**Exercise prompt**
Using the data below, return word for word every line from the one holding "Convert this diagram to TikZ code." down to the one holding "(0,0) rectangle (511,666);". Leave pictures out.

**Plotting code records**

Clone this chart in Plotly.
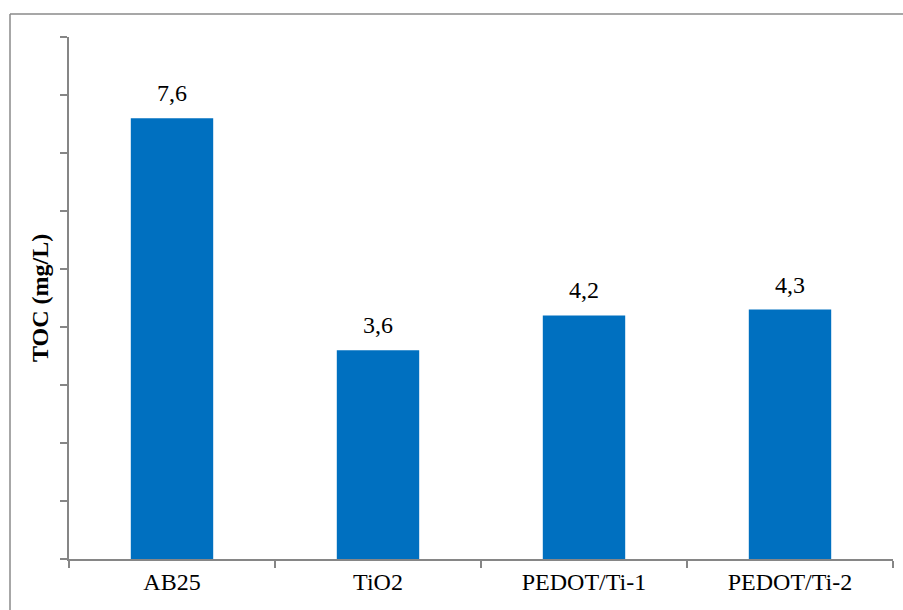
import plotly.graph_objects as go

categories = ["AB25", "TiO2", "PEDOT/Ti-1", "PEDOT/Ti-2"]
toc_values = [7.6, 3.6, 4.2, 4.3]
value_labels = ["7,6", "3,6", "4,2", "4,3"]
y_title = "TOC (mg/L)"

W, H = 903, 610
L, R, T, B = 69, 10, 37, 51
pw, ph = W - L - R, H - T - B

FONT = "Liberation Serif, Times New Roman, serif"
AXIS_COLOR = "#868686"
BAR_COLOR = "#0070C0"
BORDER = "#8a8a8a"

fig = go.Figure()
fig.add_trace(go.Bar(
    x=categories, y=toc_values,
    marker=dict(color=BAR_COLOR, line=dict(width=0)),
    hoverinfo="skip",
))

for c, v, lab in zip(categories, toc_values, value_labels):
    fig.add_annotation(x=c, y=v, text=lab, showarrow=False,
                       xanchor="center", yanchor="bottom", yshift=10,
                       font=dict(family=FONT, size=24, color="#000000"))

fig.add_annotation(xref="paper", yref="paper", x=(40 - L) / pw, y=0.5,
                   text=f"<b>{y_title}</b>", textangle=-90, showarrow=False,
                   xanchor="center", yanchor="middle",
                   font=dict(family=FONT, size=24, color="#000000"))

# outer chart border: only top and left edges are visible in the window
bx0 = (10 - L) / pw
bx1 = (930 - L) / pw
by_top = 1 + (T - 14) / ph
by_bot = -(640 - (H - B)) / ph
fig.add_shape(type="line", xref="paper", yref="paper", x0=bx0, x1=bx1,
              y0=by_top, y1=by_top, line=dict(color=BORDER, width=1.5), layer="below")
fig.add_shape(type="line", xref="paper", yref="paper", x0=bx0, x1=bx0,
              y0=by_top, y1=by_bot, line=dict(color=BORDER, width=1.5), layer="below")

fig.update_layout(
    width=W, height=H,
    margin=dict(l=L, r=R, t=T, b=B, autoexpand=False),
    paper_bgcolor="white", plot_bgcolor="white",
    bargap=0.6, showlegend=False,
    font=dict(family=FONT, size=24, color="#000000"),
    xaxis=dict(type="category", showline=True, linecolor=AXIS_COLOR, linewidth=1.5,
               ticks="outside", tickson="boundaries", ticklen=7, tickcolor=AXIS_COLOR,
               tickwidth=1.5, showgrid=False, zeroline=False,
               tickfont=dict(family=FONT, size=24, color="#000000")),
    yaxis=dict(range=[0, 9], dtick=1, tick0=0, showline=True, linecolor=AXIS_COLOR,
               linewidth=1.5, ticks="outside", ticklen=7, tickcolor=AXIS_COLOR,
               tickwidth=1.5, showticklabels=False, showgrid=False, zeroline=False),
)

fig.write_html(
    "out.html",
    config={"displayModeBar": False},
    post_script="document.body.style.margin='0';"
                "document.documentElement.style.overflow='hidden';"
                "document.body.style.overflow='hidden';",
)
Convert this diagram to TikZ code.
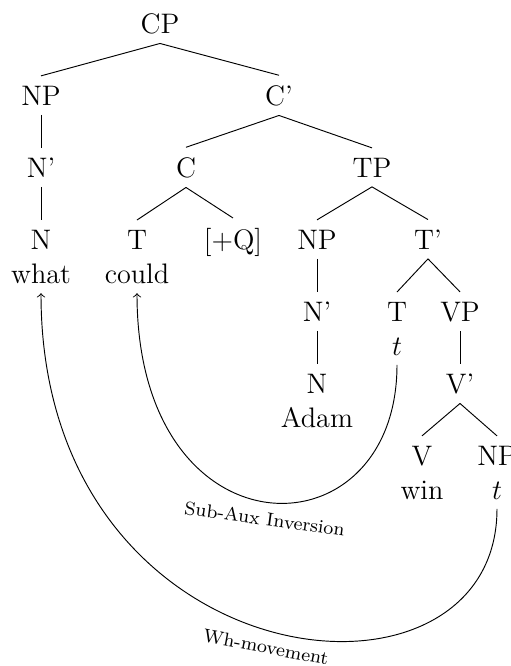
\documentclass[tikz,border=0pt,12pt]{standalone}
\begin{document}
\begin{tikzpicture}[x=0.4255pt, y=-0.4255pt,
    cat/.style={anchor=base},
    move/.style={->},
    movelabel/.style={font=\scriptsize}]
\useasboundingbox (0,0) rectangle (511,666);

% level 0
\node[cat] (CP) at (160,33) {CP};
% level 1
\node[cat] (NPa) at (41,105) {NP};
\node[cat] (Cbar) at (279,105) {C'};
% level 2
\node[cat] (Nbara) at (41,177) {N'};
\node[cat] (C) at (186,177) {C};
\node[cat] (TP) at (372,177) {TP};
% level 3
\node[cat] (Na) at (41,249) {N};
\node[cat] (what) at (41,283) {what};
\node[cat] (T) at (137,249) {T};
\node[cat] (could) at (137,283) {could};
\node[cat] (Q) at (233,249) {[+Q]};
\node[cat] (NPb) at (317,249) {NP};
\node[cat] (Tbar) at (428,249) {T'};
% level 4
\node[cat] (Nbarb) at (317,321) {N'};
\node[cat] (Tt) at (397,321) {T};
\node[cat] (tT) at (397,355) {$t$};
\node[cat] (VP) at (460,321) {VP};
% level 5
\node[cat] (Nb) at (317,393) {N};
\node[cat] (Adam) at (317,427) {Adam};
\node[cat] (Vbar) at (460,393) {V'};
% level 6
\node[cat] (V) at (422,465) {V};
\node[cat] (win) at (422,499) {win};
\node[cat] (NPc) at (497,465) {NP};
\node[cat] (tNP) at (497,499) {$t$};

% tree edges
\draw (CP.south) -- (NPa.north);
\draw (CP.south) -- (Cbar.north);
\draw (NPa.south) -- (Nbara.north);
\draw (Nbara.south) -- (Na.north);
\draw (Cbar.south) -- (C.north);
\draw (Cbar.south) -- (TP.north);
\draw (C.south) -- (T.north);
\draw (C.south) -- (Q.north);
\draw (TP.south) -- (NPb.north);
\draw (TP.south) -- (Tbar.north);
\draw (NPb.south) -- (Nbarb.north);
\draw (Nbarb.south) -- (Nb.north);
\draw (Tbar.south) -- (Tt.north);
\draw (Tbar.south) -- (VP.north);
\draw (VP.south) -- (Vbar.north);
\draw (Vbar.south) -- (V.north);
\draw (Vbar.south) -- (NPc.north);

% movement arrows
\draw[move] (tT.south) .. controls +(0,195) and +(0,267) .. (could.south)
  node[movelabel, midway, below, sloped] {Sub-Aux Inversion};
\draw[move] (tNP.south) .. controls +(0,222) and +(0,391) .. (what.south)
  node[movelabel, midway, below, rotate=-10.5] {Wh-movement};
\end{tikzpicture}
\end{document}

**The solution**
Convert this diagram to TikZ code.
\documentclass[tikz,border=0pt,12pt]{standalone}
\begin{document}
\begin{tikzpicture}[x=0.4255pt, y=-0.4255pt,
    cat/.style={anchor=base},
    move/.style={->},
    movelabel/.style={font=\scriptsize}]
\useasboundingbox (0,0) rectangle (511,666);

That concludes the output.